The Supply and Demand of Awakening

“Being what you cannot not be is being what is.” – Karl Renz

Something I’ve come to understand deeply is that awakening is no-thing. It is not a state that one achieves, a place one can go, or a position one can take. It’s not even a perspective, as it is prior to the arising of perspective, prior even to the arising of time. Awakening just is what it is. And while this may sound like a standard description of awakening, perhaps even a bit cliché, one of the ramifications of this recognition—because although awakening is no-thing and occupies no place, it can still be known—is that the laws that generally govern things do not apply to awakening.

Typically, when it comes to things, or objects, they are subject to various patterns and forces. One of those forces, as described in basic economic theory, is supply and demand. To be very broad, one can think of a certain amount of an object being available as supply, and the amount of desire or interest in acquiring that object as demand. The relationship between these two, with price being part of a trinary aspect of the model, is one way of describing how and why things are acquired, and what their value is.

Now, when we become seekers and enter onto the spiritual path, we can’t help but conceive of awakening as a thing. It’s just how the mind operates, how we’re conditioned. And the assumption seems to make perfect sense. After all, everything that we’ve ever gone after before, and achieved, was in the realm of things. Even the subtlest states of consciousness or emotional highs are types of experience, meaning that we experienced them, not the other way around. Thus, even the most subtle experiences are objects of consciousness, are things.

But as I said earlier, awakening is the recognition of no-thingness, what the American mystic Franklin Merrell-Wolff spoke of as, “Consciousness without-an-object.” And as a result it is not subject to the same patterns that operate in thing-ville. In particular there is no supply of awakening, and so there is absolutely no lack of it. There is also no abundance of awakening. If it were abundant then it could also become scarce. Being completely beyond both scarcity and abundance, awakening is.

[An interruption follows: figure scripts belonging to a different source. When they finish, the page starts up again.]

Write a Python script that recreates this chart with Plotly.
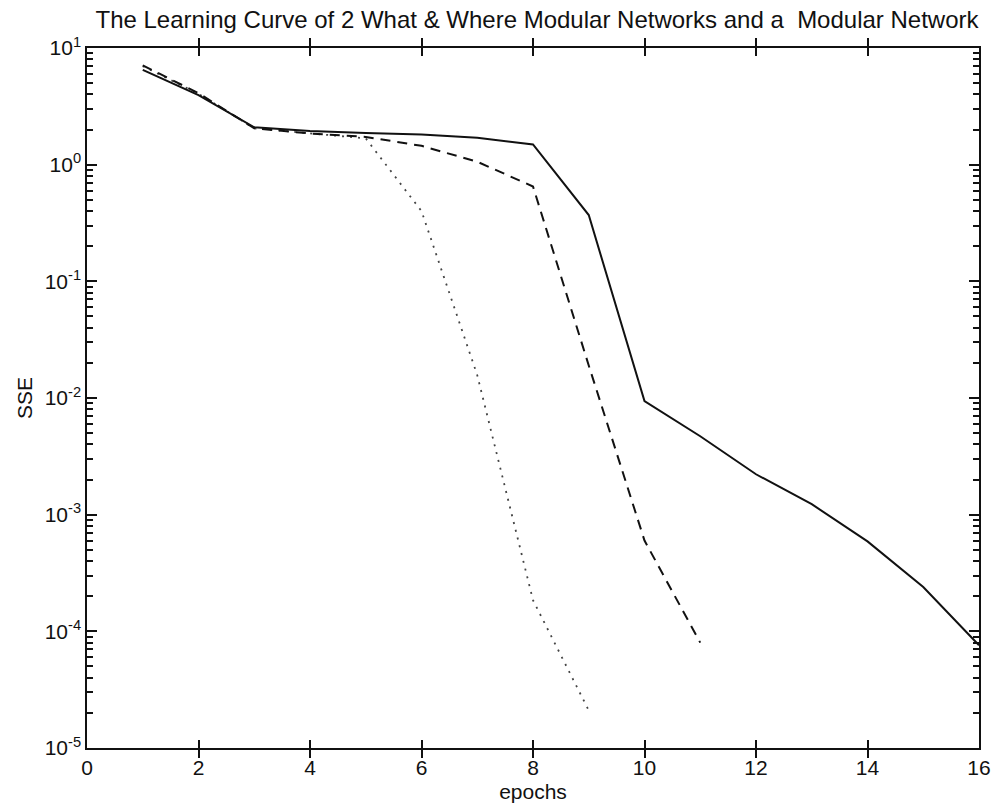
import plotly.graph_objects as go

epochs_solid = list(range(1, 17))
sse_solid = [6.5, 3.95, 2.09, 1.94, 1.87, 1.81, 1.70, 1.49, 0.37, 0.0094,
             0.0047, 0.00222, 0.00123, 0.00059, 0.00024, 7.6e-5]

epochs_dashed = list(range(1, 12))
sse_dashed = [7.1, 4.1, 2.05, 1.85, 1.73, 1.45, 1.06, 0.65, 0.019, 0.0006, 8e-5]

epochs_dotted = list(range(1, 10))
sse_dotted = [7.0, 4.05, 2.05, 1.85, 1.68, 0.40, 0.0157, 0.000185, 2.1e-5]

x_ticks = [0, 2, 4, 6, 8, 10, 12, 14, 16]
y_exponents = [-5, -4, -3, -2, -1, 0, 1]
y_tickvals = [10.0 ** e for e in y_exponents]
y_ticktext = ["10<sup>%d</sup>" % e for e in y_exponents]
y_minor = [m * 10.0 ** e for e in y_exponents[:-1] for m in range(2, 10)]

title_text = "The Learning Curve of 2 What &amp; Where Modular Networks and a  Modular Network"

fig = go.Figure()
fig.add_trace(go.Scatter(x=epochs_dotted, y=sse_dotted, mode="lines",
                         line=dict(color="#444444", width=1.8, dash="2px,6px"),
                         showlegend=False))
fig.add_trace(go.Scatter(x=epochs_dashed, y=sse_dashed, mode="lines",
                         line=dict(color="#111111", width=2, dash="10px,7px"),
                         showlegend=False))
fig.add_trace(go.Scatter(x=epochs_solid, y=sse_solid, mode="lines",
                         line=dict(color="#111111", width=2),
                         showlegend=False))
# invisible helper trace so the minor-tick axis is drawn
fig.add_trace(go.Scatter(x=epochs_solid, y=sse_solid, mode="lines",
                         xaxis="x", yaxis="y2",
                         line=dict(color="rgba(0,0,0,0)", width=0),
                         hoverinfo="skip", showlegend=False))

font_family = "Liberation Sans, Arial, Helvetica, sans-serif"

fig.update_layout(
    width=1003, height=812,
    margin=dict(l=87, r=16, t=48, b=60),
    paper_bgcolor="white", plot_bgcolor="white",
    font=dict(family=font_family, color="#111111", size=21),
    title=dict(text=title_text, x=537/1003, xanchor="center",
               y=1 - 20/812, yanchor="middle", yref="container",
               font=dict(size=24, family=font_family, color="#111111")),
    yaxis2=dict(type="log", range=[-5, 1], overlaying="y", anchor="x", side="left",
                tickmode="array", tickvals=y_minor, showticklabels=False,
                ticks="inside", ticklen=6, tickwidth=1.5, tickcolor="#111111",
                showline=True, linecolor="#111111", linewidth=1.5,
                mirror="allticks", showgrid=False, zeroline=False),
)

fig.update_xaxes(
    range=[0, 16], tickvals=x_ticks, ticktext=[str(v) for v in x_ticks],
    ticks="inside", ticklen=8, tickwidth=1.5, tickcolor="#111111",
    showline=True, linecolor="#111111", linewidth=1.5, mirror="allticks",
    showgrid=False, zeroline=False,
    title=dict(text="epochs", standoff=6, font=dict(size=21)),
    tickfont=dict(size=21),
)

fig.update_layout(yaxis=dict(
    type="log", range=[-5, 1], tickvals=y_tickvals, ticktext=y_ticktext,
    ticks="inside", ticklen=10, tickwidth=1.5, tickcolor="#111111",
    showline=True, linecolor="#111111", linewidth=1.5, mirror="allticks",
    showgrid=False, zeroline=False,
    title=dict(text="SSE", standoff=6, font=dict(size=21)),
    tickfont=dict(size=21),
))

fig.write_html("out.html")
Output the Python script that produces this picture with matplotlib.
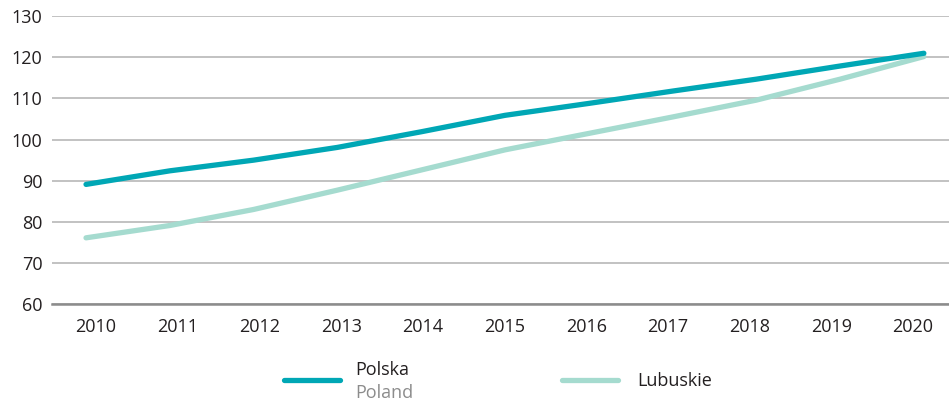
import matplotlib
matplotlib.use("Agg")
import matplotlib.pyplot as plt
from matplotlib.lines import Line2D
import numpy as np

plt.rcParams['font.family'] = ['Open Sans', 'DejaVu Sans']

years = [2010, 2011, 2012, 2013, 2014, 2015, 2016, 2017, 2018, 2019, 2020]
polska = [89.1, 92.4, 95.0, 98.1, 101.9, 105.9, 108.8, 111.8, 114.7, 117.9, 121.0]
lubuskie = [76.1, 79.1, 83.0, 87.7, 92.6, 97.5, 101.5, 105.5, 109.6, 114.7, 120.2]

teal = '#00a7b5'
mint = '#a5dbcf'
text_col = '#231f20'

fig = plt.figure(figsize=(9.49, 4.04), dpi=100)
ax = fig.add_axes([0.0548, 0.2475, 0.9452, 0.7122])

x = np.arange(len(years))
ax.plot(x, lubuskie, color=mint, lw=3.8, solid_capstyle='round', zorder=3)
ax.plot(x, polska, color=teal, lw=3.8, solid_capstyle='round', zorder=4)

ax.set_xlim(-0.406, 10.30)
ax.set_ylim(60, 130)
ax.set_yticks(range(60, 131, 10))
# year labels sit slightly off the data points in the original
ax.set_xticks(x * 0.975 + 0.12)
ax.set_xticklabels([str(y) for y in years])

ax.grid(axis='y', color='#b8b8b8', lw=1.2)
ax.set_axisbelow(True)
for s in ['top', 'right', 'left']:
    ax.spines[s].set_visible(False)
ax.spines['bottom'].set_color('#8c8c8c')
ax.spines['bottom'].set_linewidth(1.8)
ax.tick_params(length=0, labelsize=13, colors=text_col)
ax.tick_params(axis='x', pad=10)
ax.tick_params(axis='y', pad=7)

# legend drawn by hand (Polska has an English subtitle)
W, H = 949, 404
def fx(px):
    return px / W
def fy(py):
    return 1 - py / H

fig.add_artist(Line2D([fx(284), fx(340)], [fy(380), fy(380)], color=teal, lw=3.8,
                      solid_capstyle='round'))
fig.text(fx(355), fy(370), 'Polska', fontsize=13, color=text_col, va='center')
fig.text(fx(355), fy(393), 'Poland', fontsize=13, color='#8c8c8c', va='center')
fig.add_artist(Line2D([fx(562), fx(618)], [fy(380), fy(380)], color=mint, lw=3.8,
                      solid_capstyle='round'))
fig.text(fx(637), fy(381), 'Lubuskie', fontsize=13, color=text_col, va='center')

fig.savefig('out.png', dpi=100)
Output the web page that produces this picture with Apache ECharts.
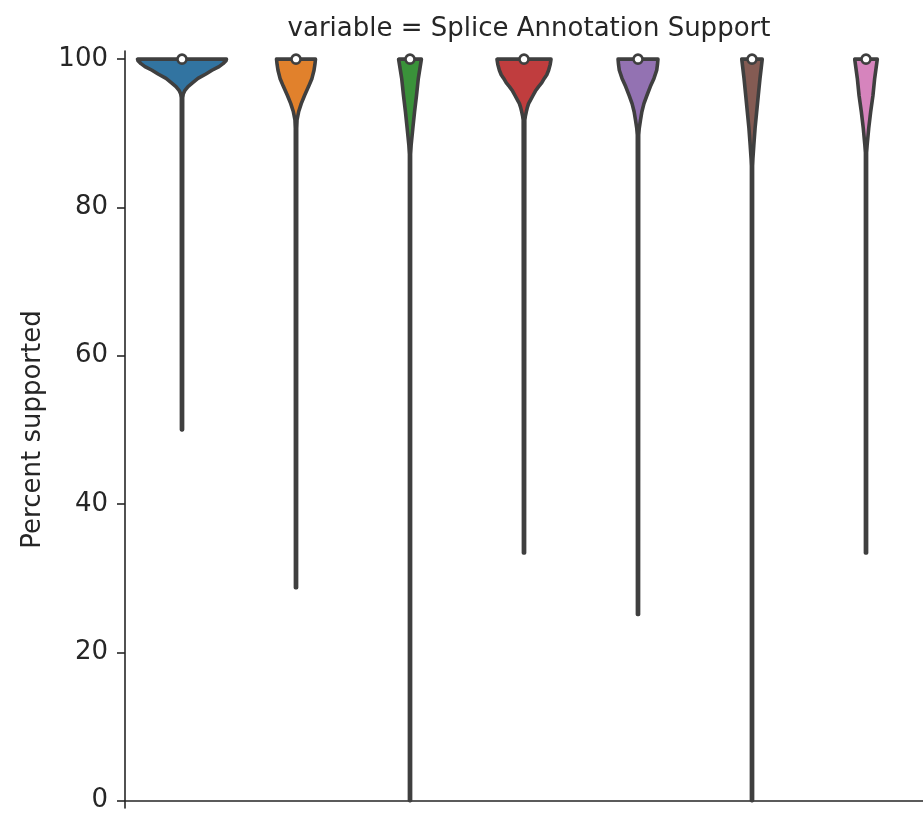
<!DOCTYPE html>
<html><head><meta charset="utf-8">
<script src="https://cdn.jsdelivr.net/npm/echarts@6/dist/echarts.min.js"></script>
<style>html,body{margin:0;padding:0;background:#fff}#c{width:923px;height:814px}</style>
</head><body><div id="c"></div>
<script>
// categories (x tick labels are not visible in the reference)
const categories = ['c1','c2','c3','c4','c5','c6','c7'];
const colors = ['#3274a1','#e1812c','#3a923a','#c03d3e','#9372b2','#845b53','#d684bd'];
const medians = [100,100,100,100,100,100,100];
const yTicks = [0,20,40,60,80,100];
// violin outlines: [value, half-width in category units], from top to the minimum
const violin1 = [[100,0.39],[99.8,0.386],[99.4,0.36],[99.0,0.325],[98.5,0.263],[98.0,0.21],[97.4,0.14],[96.8,0.092],[96.3,0.053],[95.8,0.026],[95.3,0.011],[94.8,0.006],[50,0.005]];
const violin2 = [[100,0.171],[99.3,0.166],[98.5,0.158],[97.4,0.14],[96.3,0.11],[95.1,0.075],[94.0,0.046],[92.9,0.023],[91.8,0.009],[90.7,0.006],[28.7,0.005]];
const violin3 = [[100,0.10],[97.4,0.073],[95.1,0.057],[92.9,0.04],[90.7,0.025],[88.4,0.01],[87.2,0.005],[0,0.005]];
const violin4 = [[100,0.237],[99.3,0.23],[98.5,0.216],[97.9,0.2],[97.4,0.178],[96.8,0.155],[96.3,0.128],[95.7,0.1],[95.1,0.079],[94.5,0.058],[94.0,0.04],[93.4,0.028],[92.9,0.02],[92.3,0.012],[91.8,0.007],[33.4,0.005]];
const violin5 = [[100,0.175],[99.3,0.171],[98.5,0.164],[97.4,0.14],[96.3,0.108],[95.1,0.078],[94.0,0.052],[92.9,0.034],[91.8,0.022],[90.7,0.011],[89.8,0.006],[25.1,0.005]];
const violin6 = [[100,0.09],[97.4,0.07],[95.1,0.055],[92.9,0.041],[90.7,0.027],[88.4,0.016],[86.6,0.008],[85.6,0.005],[0,0.005]];
const violin7 = [[100,0.099],[97.4,0.076],[95.1,0.061],[92.9,0.041],[90.7,0.024],[88.4,0.01],[87.4,0.005],[33.4,0.005]];
const violins = [violin1,violin2,violin3,violin4,violin5,violin6,violin7];

const FONT = 'DejaVu Sans';
const TXT = '#262626';
const EDGE = '#3f3f3f';

const chart = echarts.init(document.getElementById('c'), null, {renderer:'canvas'});

function renderViolin(params, api){
  const i = api.value(0);
  const prof = violins[i];
  const band = api.size([1,0])[0];
  const right = [], left = [];
  for (const [v,w] of prof){
    const p = api.coord([i, v]);
    right.push([p[0] + w*band, p[1]]);
    left.push([p[0] - w*band, p[1]]);
  }
  const pts = right.concat(left.reverse());
  return {
    type:'polygon',
    shape:{points:pts},
    style:{fill:colors[i], stroke:EDGE, lineWidth:3.6, lineJoin:'round'}
  };
}

chart.setOption({
  animation:false,
  title:{text:'variable = Splice Annotation Support', left:524, top:11, textAlign:'center',
    textStyle:{fontFamily:FONT, fontSize:26, fontWeight:'normal', color:TXT}},
  grid:{left:125, right:0, top:51, bottom:6, containLabel:false},
  xAxis:{type:'category', data:categories, boundaryGap:true,
    axisLine:{lineStyle:{color:TXT, width:1.6}},
    axisTick:{alignWithLabel:true, length:8, lineStyle:{color:TXT, width:1.6}},
    axisLabel:{show:false}, splitLine:{show:false}},
  yAxis:{type:'value', min:-1.0, max:101.1,
    name:'Percent supported', nameLocation:'middle', nameRotate:90, nameGap:79,
    nameTextStyle:{fontFamily:FONT, fontSize:26, color:TXT},
    axisLine:{show:true, lineStyle:{color:TXT, width:1.6}},
    axisTick:{show:true, length:8, customValues:yTicks, lineStyle:{color:TXT, width:1.6}},
    axisLabel:{customValues:yTicks, fontFamily:FONT, fontSize:26, color:TXT, margin:17},
    splitLine:{show:false}},
  series:[
    {type:'custom', renderItem:renderViolin, data:categories.map((c,i)=>[i]), z:2},
    {type:'scatter', data:medians.map((m,i)=>[i,m]), symbol:'circle', symbolSize:9, z:3,
      itemStyle:{color:'#ffffff', borderColor:EDGE, borderWidth:2.6, opacity:1}}
  ]
});
</script></body></html>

And since there is no supply of awakening, then our demand for it is unfounded. Our sense that we can “get” it is mistaken. I’ve often had a subtle sense, in my own practice, of jealously or competitiveness with other practitioners. In some ways I secretly wanted to be the one who was more awake, or who could awaken more quickly. What has happened though, more and more, is that I see that awakening is the birthright of all human beings, is essentially what we are. Back on the personal side of the street, it’s totally acceptable to speak of deepening that recognition, but that deepening isn’t something gained, rather it’s the dropping of the mistaken idea that our Original Nature is a thing that we can acquire at all.